Çünkü Anayasa hak ve özgürlükleri koruyup geliştirecek toplumsal iradenin en güçlü ve korunaklı zeminidir. Anayasalar en genel tanımı itibariyle vatandaşla devlet arasındaki ilişkileri belirleyen temel hak kategorilerini düzenleyen toplumsal sözleşme niteliğindeki belgelerdir. Bununla birlikte ülkemizdeki yeni anayasalar genellikle darbe dönemlerinde yapılmıştır. Mevcut 1982 anayasamızda darbe dönemi şartlarında hazırlanan anayasalardan biridir. Bu anayasa milletin doğrudan veya dolaylı iradesiyle birçok kez değiştirilmiş olsa da hazırlık sürecindeki dinamiklerin ürünü olan ruhun tortuları attığımız her adımda kendini hissettirmektedir. Anayasada yaptığımız her değişiklik elbette daha güçlü demokrasi yolunda atılmış değerli birer adımdır. Buna rağmen özgürlükler konusunda geneline hakim olan mütereddit ve istisnası bol üslubu anayasamızı bu ruhtan hala arındırabilmiş değiliz.

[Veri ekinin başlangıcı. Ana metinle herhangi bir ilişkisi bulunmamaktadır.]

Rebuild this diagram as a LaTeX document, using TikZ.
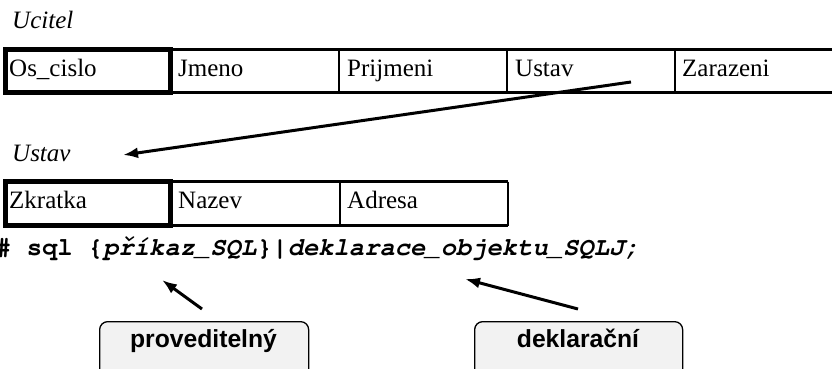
\documentclass[tikz,border=0pt]{standalone}
\usepackage[T1]{fontenc}
\usepackage{fontspec}
\setmainfont{Liberation Serif}
\newfontfamily\boxfont{Liberation Sans}
\usetikzlibrary{arrows.meta}
\newcommand{\courierbold}{\fontencoding{T1}\fontfamily{pcr}\fontseries{b}\fontshape{n}\fontsize{25.5}{30}\selectfont}
\begin{document}
\begin{tikzpicture}[x=1pt,y=-1pt,
  rowline/.style={line width=2.8pt},
  keybox/.style={line width=5pt},
  celltext/.style={anchor=base west, inner sep=0pt, font=\fontsize{25}{30}\selectfont},
  tabtitle/.style={anchor=base west, inner sep=0pt, font=\fontsize{25}{30}\selectfont\itshape},
  arr/.style={line width=3pt, -{Latex[length=15pt,width=11pt]}},
  tag/.style={draw, line width=1.3pt, rounded corners=8pt, fill=gray!10, inner sep=0pt},
  tagtext/.style={anchor=base, inner sep=0pt, font=\boxfont\bfseries\fontsize{24.7}{30}\selectfont},
  codetext/.style={anchor=base west, inner sep=0pt, font=\courierbold}]
\useasboundingbox (0,0) rectangle (832,369);

% table Ucitel
\node[tabtitle] (ucitel) at (12,29) {Ucitel};
\draw[rowline] (5,49.5) -- (850,49.5) (5,92.5) -- (850,92.5)
  (339,49.5) -- (339,92.5) (507,49.5) -- (507,92.5) (675,49.5) -- (675,92.5);
\draw[keybox] (5,49.5) rectangle (170.5,92.5);
\node[celltext] (oscislo) at (9,76) {Os\_cislo};
\node[celltext] (jmeno) at (178,76) {Jmeno};
\node[celltext] (prijmeni) at (347,76) {Prijmeni};
\node[celltext] (ustavcol) at (515,76) {Ustav};
\node[celltext] (zarazeni) at (682,76) {Zarazeni};

% table Ustav
\node[tabtitle] (ustav) at (12,161) {Ustav};
\draw[rowline] (5,181.5) -- (508,181.5) (5,225.5) -- (508,225.5)
  (340,181.5) -- (340,225.5) (508,181.5) -- (508,225.5);
\draw[keybox] (5,181.5) rectangle (170.5,225.5);
\node[celltext] (zkratka) at (9,208) {Zkratka};
\node[celltext] (nazev) at (178,208) {Nazev};
\node[celltext] (adresa) at (347,208) {Adresa};

% foreign key arrow
\coordinate (fkfrom) at (631,82);
\coordinate (fkto) at (123,155);
\draw[arr] (fkfrom) -- (fkto);

% code line
\node[codetext] (code) at (-4,255) {\# sql \{\textit{p\v{r}\'{\i}kaz\_SQL}\}|\textit{deklarace\_objektu\_SQLJ;}};

% tags
\node[tag, anchor=north west, minimum width=209pt, minimum height=70pt] (box1) at (99,321) {};
\node[tagtext] (prov) at (203.5,347) {proveditelný};
\node[tag, anchor=north west, minimum width=208pt, minimum height=70pt] (box2) at (474,321) {};
\node[tagtext] (dekl) at (578,347) {deklarační};

\coordinate (a1from) at (202,309);
\coordinate (a1to) at (162,280);
\draw[arr] (a1from) -- (a1to);
\coordinate (a2from) at (578,309);
\coordinate (a2to) at (465,279);
\draw[arr] (a2from) -- (a2to);
\end{tikzpicture}
\end{document}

Biz geleceğe emin adımlarla yürümemizi temin edecek ve milli iradeyi tam anlamıyla yansıtacak yeni ve sivil bir anayasaya olan ihtiyacımızı her fırsatta dile getirdik, son 10 yıldır bunun mücadelesini her zeminde verdik. Başlattığımız girişimler çeşitli sebep ve saiklerle akamete uğratıldı. Milletimize taahhüt ettiğimiz şekilde hak ve özgürlükler temelinde hazırlanmış yeni ve sivil bir anayasayı henüz ülkemize kazandırabilmiş değiliz. Türkiye'nin demokratik ve ekonomik kalkınma mücadelesinde hak ettiği mesafe ve yükselen toplumsal talep yeni anayasa ihtiyacını artık ertelenemez hale getirmiştir. Bunun için geçtiğimiz haftalarda yeni ve sivil anayasa teklifimizi yeniden milletimizin takdirine sunduk. Milli iradenin üstünlüğü esasına göre hazırlanacak yeni bir toplumsal sözleşme metnini cumhuriyetimizin yüzüncü yılını karşılamaya hazırlandığımız şu dönemde ülkemize kazandırmanın tarihi sorumluluğumuz olduğuna inanıyoruz.
Bu sebeple devleti yaşatmanın ancak insanı yaşatmakla mümkün olacağı anlayışı üzerine bina edeceğimiz yeni anayasa hedefimizi insan hakları eylem planımızın nihai amacı olarak belirledik. Yeni anayasa herkesin anayasası olacaktır. Bunun için tüm siyasi partilerimizi, kurumlarımızı, sivil toplum kuruluşlarımızı, akademilerimizi, ülkemizin geleceği konusunda sözü olan herkesi yeni anayasa yapım sürecine katılmaya davet ediyoruz.
Cumhur İttifakı olarak biz kendi çalışmamızı elbette yapıyoruz. Diğer partilerin ve kesimlerin teklifleri ile nihai şeklini vereceğimizi ümit ettiğimiz yeni anayasayı milletimizin takdirine sunarak Türkiye'nin önünde aydınlık bir dönemin kapılarını açmak istiyoruz. MHP'nin Genel Başkanı Devlet Bahçeli başta olmak üzere yeni anayasa çalışmalarına destek veren ve verecek olan herkese şimdiden şahsım, milletim adına teşekkür ediyorum” diyerek sözlerini sonlandırdı.